A report by six leading constitutional experts, which will be released tomorrow, tracks down every quango in the country and warns that 'the essential democratic underpinnings of scrutiny, accountability and openness' are under threat.
The power of quango members - who run NHS trusts, opted-out schools and Training and Enterprise Councils, and control dozens of other areas of public life - now rivals that of elected local government in Britain, it says.
There are 73,000 'quangocrats', appointed by Whitehall and largely Conservative in politics; about 60,000 of them run local services. They outnumber the 25,000 elected local councillors by three to one.
'There has been a vast expansion of extra-government organisations wielding far greater powers over everyday life in Britain and spending far more public money than ever before,' concludes the report by the group, Democratic Audit.
The majority of quangos cannot be investigated by ombudsmen or audited by the National Audit Office. The public cannot see their papers, attend their meetings or study registers of members' interests.
The study identified 5,521 government quangos (one for every 10,000 people in the country) operating in Britain in 1993. They cost the taxpayer pounds 46.6bn - 30 per cent of all public spending.

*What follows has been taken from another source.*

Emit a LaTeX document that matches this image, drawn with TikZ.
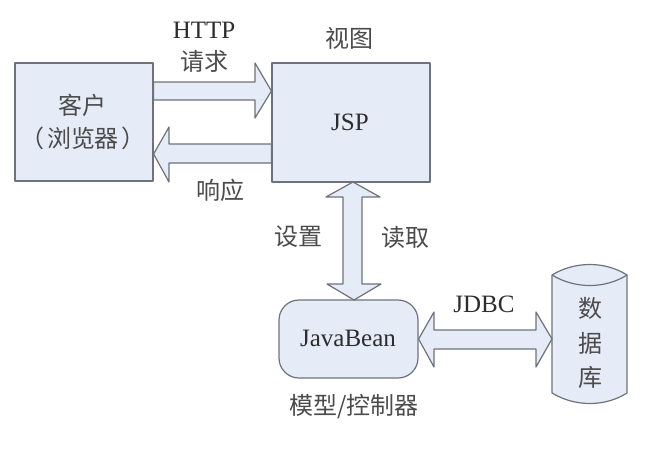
\documentclass[tikz,border=0pt]{standalone}
\usepackage{fontspec}
\setmainfont{Liberation Serif}
\newfontfamily\cjk{Noto Sans CJK SC}[Scale=1]
\definecolor{fillc}{RGB}{230,236,247}
\definecolor{linec}{RGB}{110,114,122}
\definecolor{txt}{RGB}{45,45,45}
\definecolor{txtz}{RGB}{75,75,75}
\tikzset{
 shape box/.style={draw=linec,fill=fillc,line width=1.2pt,line join=round},
 lab/.style={text=txt,font=\fontsize{25}{28}\selectfont,inner sep=0pt,align=center},
 zh/.style={text=txtz,font=\cjk\fontsize{24}{28}\selectfont,inner sep=0pt,align=center}
}
\begin{document}
\begin{tikzpicture}[x=1pt,y=-1pt]
\useasboundingbox (0,0) rectangle (649,472);
\fill[white] (0,0) rectangle (649,472);
\node[shape box,minimum width=138pt,minimum height=118pt,inner sep=0pt] (client) at (84,122) {};
\node[shape box,minimum width=158pt,minimum height=119pt,inner sep=0pt] (jsp) at (351,122.5) {};
\node[shape box,rounded corners=20pt,minimum width=139pt,minimum height=78pt,inner sep=0pt] (bean) at (348.5,339) {};
\draw[shape box] (552,275) .. controls (575,261) and (605,261) .. (627,275)
  -- (627,393) .. controls (605,407) and (575,407) .. (552,393) -- cycle;
\coordinate (dbw) at (552,339);
\draw[shape box] (552,275) .. controls (575,289) and (605,289) .. (627,275);
\draw[shape box] (client.east |- 0,82) -- (255,82) -- (255,63) -- (jsp.west |- 0,91) -- (255,118) -- (255,100) -- (client.east |- 0,100) -- cycle;
\draw[shape box] (jsp.west |- 0,144) -- (169,144) -- (169,127) -- (client.east |- 0,154) -- (169,182) -- (169,163) -- (jsp.west |- 0,163) -- cycle;
\draw[shape box] (353,182) -- (380,197) -- (362,197) -- (362,284) -- (381,284) -- (354,300) -- (327,284) -- (343,284) -- (343,197) -- (326,197) -- cycle;
\draw[shape box] (bean.east |- 0,339) -- (434,312) -- (434,330) -- (536,330) -- (536,312) -- (dbw) -- (536,367) -- (536,349) -- (434,349) -- (434,367) -- cycle;
\node[zh] (c1) at (82,105) {客户};
\node[zh] (c2) at (83,138) {（\kern3pt 浏览器\kern3pt ）};
\node[lab] (jsptxt) at (350,122) {JSP};
\node[lab] (beantxt) at (348,338) {JavaBean};
\node[lab] (http) at (204,30) {HTTP};
\node[zh] (req) at (204,61) {请求};
\node[zh] (view) at (349,38) {视图};
\node[zh] (resp) at (220,190) {响应};
\node[zh] (set) at (298,237) {设置};
\node[zh] (read) at (405,237) {读取};
\node[lab] (jdbc) at (484,304) {JDBC};
\node[zh] (mc) at (354,407) {模型/控制器};
\node[zh] (d1) at (590,308) {数};
\node[zh] (d2) at (590,343) {据};
\node[zh] (d3) at (590,377) {库};
\end{tikzpicture}
\end{document}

The number of quangos discovered, and their cost, is far higher than even Labour and Liberal Democrat critics had assumed.
The report will be discussed by MPs at a meeting in the Commons on Wednesday and will be given as evidence to the all-party Treasury Select Committee inquiry into the future of the Civil Service.
Opposition politicians said yesterday that the report exposed the ''astonishing' power of the new breed of agencies appointed by ministers and answerable only to ministers.
Michael Meacher, Labour's spokesman on the Civil Service, said: 'What the study reveals is that the Government's creatures are now overriding and ignoring local wishes. Democratic local government is being dismembered and replaced by quangos staffed by men and women completely unknown to local people.'
He said Labour would democratise local decision-making and not simply replace Tory quangos with Labour ones. Quangos were 'outlaw agencies', which could ignore legal, audit and democratic controls.
Robert Maclennan, Liberal Democrat constitutional affairs spokesman, added: 'The Conservatives have created a second state to rule Britain. There is now an urgent need for massive reform.'
Government ministers have argued that what matters is the quality of services quangos provide, not whether their members are elected or not.